The science isn't new but still in a relative stage of infancy and pricey.
That's the biggest drawback to me. Wait until it's more mainstream to where you don't have to worry about fueling stations period (not just the ones along that one route) and to where you won't have to worry about if you have to fix things that go wrong with the truck. I'm not saying that you don't know how to fix things, but that costs time as well as money. Is it an efficient use of your time for you to be fixing your own truck or for someone else to? Not many places here are going to want to deal with a truck that is modified in such a way and considering there isn't a CNG station within 150 mile radius from here, it isn't viable yet until the infrastructure is there.

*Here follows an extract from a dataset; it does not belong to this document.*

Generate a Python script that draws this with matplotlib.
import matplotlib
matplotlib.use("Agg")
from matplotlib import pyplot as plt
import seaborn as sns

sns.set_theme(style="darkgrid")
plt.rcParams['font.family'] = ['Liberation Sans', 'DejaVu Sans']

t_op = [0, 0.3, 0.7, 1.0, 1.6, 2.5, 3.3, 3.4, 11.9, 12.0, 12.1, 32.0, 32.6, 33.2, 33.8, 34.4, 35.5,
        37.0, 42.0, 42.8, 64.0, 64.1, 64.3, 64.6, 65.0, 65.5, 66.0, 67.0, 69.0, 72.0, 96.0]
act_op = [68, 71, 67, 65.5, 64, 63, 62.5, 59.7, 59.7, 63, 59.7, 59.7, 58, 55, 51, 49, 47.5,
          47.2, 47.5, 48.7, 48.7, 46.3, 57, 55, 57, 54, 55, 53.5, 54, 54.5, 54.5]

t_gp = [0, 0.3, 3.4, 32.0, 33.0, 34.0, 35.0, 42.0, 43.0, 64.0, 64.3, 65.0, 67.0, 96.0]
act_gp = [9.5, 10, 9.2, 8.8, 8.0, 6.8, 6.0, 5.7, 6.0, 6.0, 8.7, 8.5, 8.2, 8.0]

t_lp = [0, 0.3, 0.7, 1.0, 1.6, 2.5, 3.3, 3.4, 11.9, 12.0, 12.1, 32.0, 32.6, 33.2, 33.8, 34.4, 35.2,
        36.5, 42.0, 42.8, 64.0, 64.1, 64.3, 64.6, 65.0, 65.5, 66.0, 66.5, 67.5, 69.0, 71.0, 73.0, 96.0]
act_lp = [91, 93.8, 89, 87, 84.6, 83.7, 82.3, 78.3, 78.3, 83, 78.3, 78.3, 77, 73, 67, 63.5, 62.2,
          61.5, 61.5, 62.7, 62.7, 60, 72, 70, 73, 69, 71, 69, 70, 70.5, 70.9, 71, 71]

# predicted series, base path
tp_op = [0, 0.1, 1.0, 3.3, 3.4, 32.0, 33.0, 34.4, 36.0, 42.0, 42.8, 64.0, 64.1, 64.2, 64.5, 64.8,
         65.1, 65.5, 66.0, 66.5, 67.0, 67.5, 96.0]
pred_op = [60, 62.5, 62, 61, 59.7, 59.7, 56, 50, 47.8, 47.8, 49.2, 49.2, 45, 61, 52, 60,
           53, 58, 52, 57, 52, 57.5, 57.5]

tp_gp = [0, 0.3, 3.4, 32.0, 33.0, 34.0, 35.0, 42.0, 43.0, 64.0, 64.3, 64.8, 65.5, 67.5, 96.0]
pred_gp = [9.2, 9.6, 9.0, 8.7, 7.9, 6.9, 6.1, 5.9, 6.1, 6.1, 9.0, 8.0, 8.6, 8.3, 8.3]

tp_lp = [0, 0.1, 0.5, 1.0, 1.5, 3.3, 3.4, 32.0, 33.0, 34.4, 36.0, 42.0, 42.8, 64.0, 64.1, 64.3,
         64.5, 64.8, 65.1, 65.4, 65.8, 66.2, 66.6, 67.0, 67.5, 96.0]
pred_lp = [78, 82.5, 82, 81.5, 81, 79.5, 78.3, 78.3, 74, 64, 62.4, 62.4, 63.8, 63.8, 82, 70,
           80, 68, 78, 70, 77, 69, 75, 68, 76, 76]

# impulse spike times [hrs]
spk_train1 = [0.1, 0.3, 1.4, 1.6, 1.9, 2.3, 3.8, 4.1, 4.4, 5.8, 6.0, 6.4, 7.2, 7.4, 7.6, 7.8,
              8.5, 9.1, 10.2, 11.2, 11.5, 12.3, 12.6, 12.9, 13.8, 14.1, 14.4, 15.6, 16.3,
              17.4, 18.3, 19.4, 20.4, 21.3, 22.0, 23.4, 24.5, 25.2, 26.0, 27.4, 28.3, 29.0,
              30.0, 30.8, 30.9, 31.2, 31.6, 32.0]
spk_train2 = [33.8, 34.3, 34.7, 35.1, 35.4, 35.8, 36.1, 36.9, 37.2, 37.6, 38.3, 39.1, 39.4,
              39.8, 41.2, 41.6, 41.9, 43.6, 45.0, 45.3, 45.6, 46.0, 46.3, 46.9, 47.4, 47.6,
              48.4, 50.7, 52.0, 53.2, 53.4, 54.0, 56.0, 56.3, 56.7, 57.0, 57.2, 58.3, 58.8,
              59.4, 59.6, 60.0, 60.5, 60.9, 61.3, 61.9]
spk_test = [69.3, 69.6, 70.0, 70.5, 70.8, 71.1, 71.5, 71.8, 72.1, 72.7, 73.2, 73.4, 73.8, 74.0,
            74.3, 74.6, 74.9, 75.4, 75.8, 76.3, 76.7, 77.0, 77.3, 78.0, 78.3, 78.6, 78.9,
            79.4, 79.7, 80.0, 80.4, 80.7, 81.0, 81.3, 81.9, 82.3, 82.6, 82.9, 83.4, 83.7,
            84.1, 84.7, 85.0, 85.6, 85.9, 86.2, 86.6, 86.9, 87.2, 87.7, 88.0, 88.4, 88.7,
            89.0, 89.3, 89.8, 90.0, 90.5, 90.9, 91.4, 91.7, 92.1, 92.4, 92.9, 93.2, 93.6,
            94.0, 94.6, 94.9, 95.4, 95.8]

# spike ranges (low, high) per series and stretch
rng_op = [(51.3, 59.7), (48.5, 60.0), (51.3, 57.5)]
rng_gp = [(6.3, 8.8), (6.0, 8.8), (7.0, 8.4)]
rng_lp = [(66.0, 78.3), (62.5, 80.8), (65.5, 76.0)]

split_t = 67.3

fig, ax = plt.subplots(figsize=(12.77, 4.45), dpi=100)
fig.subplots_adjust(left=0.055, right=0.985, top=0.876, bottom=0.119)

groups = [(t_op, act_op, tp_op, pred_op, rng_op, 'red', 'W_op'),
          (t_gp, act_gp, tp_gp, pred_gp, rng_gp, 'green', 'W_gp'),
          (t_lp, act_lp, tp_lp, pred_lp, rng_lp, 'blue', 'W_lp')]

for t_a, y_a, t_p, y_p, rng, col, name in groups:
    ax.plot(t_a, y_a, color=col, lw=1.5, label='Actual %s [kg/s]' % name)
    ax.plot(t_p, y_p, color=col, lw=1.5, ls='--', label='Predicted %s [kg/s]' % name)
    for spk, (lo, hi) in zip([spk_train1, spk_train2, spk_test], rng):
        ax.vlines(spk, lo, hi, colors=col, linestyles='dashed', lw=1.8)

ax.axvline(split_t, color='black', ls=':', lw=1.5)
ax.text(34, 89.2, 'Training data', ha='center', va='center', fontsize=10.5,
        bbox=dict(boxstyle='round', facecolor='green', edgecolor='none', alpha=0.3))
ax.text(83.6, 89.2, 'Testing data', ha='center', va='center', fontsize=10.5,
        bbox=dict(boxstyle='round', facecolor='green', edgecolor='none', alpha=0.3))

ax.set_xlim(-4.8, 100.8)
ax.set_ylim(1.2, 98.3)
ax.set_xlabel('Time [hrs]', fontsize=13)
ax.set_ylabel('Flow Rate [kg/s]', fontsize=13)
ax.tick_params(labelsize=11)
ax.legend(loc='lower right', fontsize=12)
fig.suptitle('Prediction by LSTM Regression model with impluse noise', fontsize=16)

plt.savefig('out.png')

Make sure you do a C/B ratio on this little endeavour. Personally, if I had that kind of a drive, I would have made sure that I would have been able to expense it all if it was work related, otherwise, I wouldn't have taken the job. Fuel, relative to everything else, is at a price point to where you have to make sure it's covered by expenses as long as it's work related.
I use NG in my house and a Phil sta cost about 3k and no station around here that i know of. I thought about using it for my to and from work drive but the cost is too high to conver. But is sound good but no money. good luck with you search, and keep us inform.
I don't want to risk you making me look stupid, so you go first. I think you should install that homemade looking CNG kit on your truck and report back. It looks like Rube Goldberg designed it. If your 6.0 blows up, I promise I won't make you look stupid.
I found a shop that does the conversion they said 25% savings in fuel cost. It's still a couple grand installed. I'm going to check it out next week.
I would like to see the calculations that go into that % or if they are just getting that from one of their customers or reading that off ad copy of the kits.
MPG calculations, fuel savings etc will raise eyebrows with me until I get the nitty gritty. I don't know how many people buy into the ad copy that tuning companies have out there about fuel savings running one of their programmers.
I'm not saying that that is the case here, but I would like to see how they are coming to that conclusion first.
I agree, they said I could contact some previous customers to question them. but that could be his brother in law for all I know. I'm going to have to see some pretty good evidence before I drop a couple grand.